The Copyleft Licence is very important indeed. It regulates the distribution of a copylefted work, to ensure that the work remains open for copying, modification and distribution by all. It’s important to get it right. An important point is that any work derived from or incorporating a copylefted work must also be copylefted.
A copyleft licence need not be an exclusive licence. I can still sell copies of my work even though the work is copylefted, under a more traditional scheme. I realise it’s unlikely, but someone might want to use one of my poems for a commercial purpose. They can either issue their work under my copyleft licence, which means their work must be copyleft too, so anyone else including competitors can copy, distribute or modify it, or they can issue under a more traditional approach and compensate me. They should balance costs against exclusivity for their requirements; if the traditional copyright benefits are worth the extra money they’d have to pay me, then I’m not going to object.
The same goes for any work copyleft under such a licence. If all the owners of the copyright to the work agree, as is normal under copyright law, then the work can be issued under different terms. Copyleft guarantees the work remains copylefted and available for anyone to copy, modify or distribute, but it is not exclusive. It could get complicated, of course, if a work has been extensively modified, but that’s another matter.

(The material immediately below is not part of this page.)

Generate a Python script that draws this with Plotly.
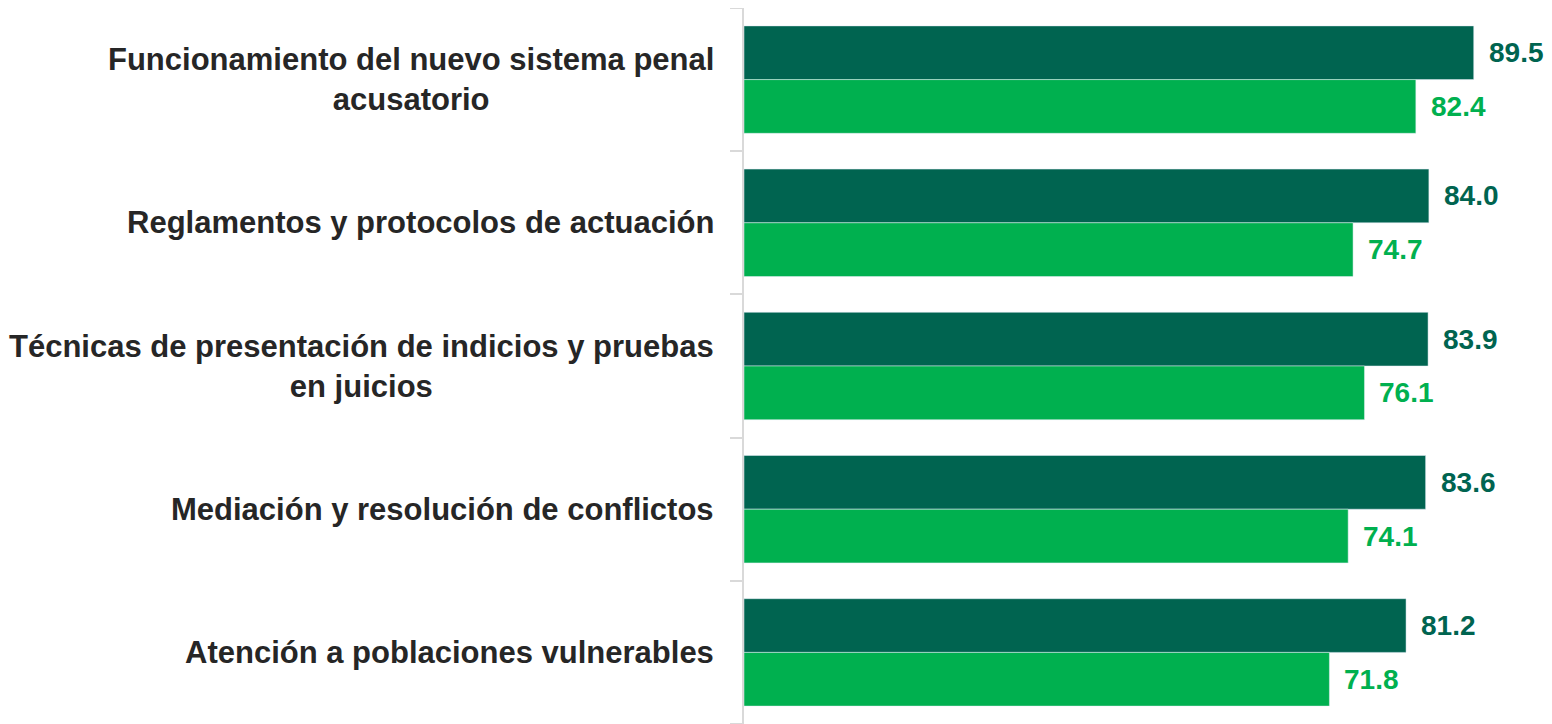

Taking this approach works elsewhere. Consider id software and their game engines. At the time of writing, both the Quake 1 and Quake 2 engines are available, as source, from their site, under GNU’s copyleft General Public Licence. Any game you produce using the Quake engine with this licence has to be copyleft too. Id software will also allow you to use their engine with your game without distributing your source code, but they’ll charge you for it. It’s your choice. It makes great commercial sense. You, as a game developer, want to develop your game but don’t know if you can get proper funding. Use the Quake engine, and you do know that whether or not you get decent funding, you can get your game out there. Their decision to Copyleft reduces your risks. From id’s point of view, more developers will use their engine, so more will pay id to keep their source code secret. If you don’t believe me, go to their site, and count the number of games out there using the Quake engines.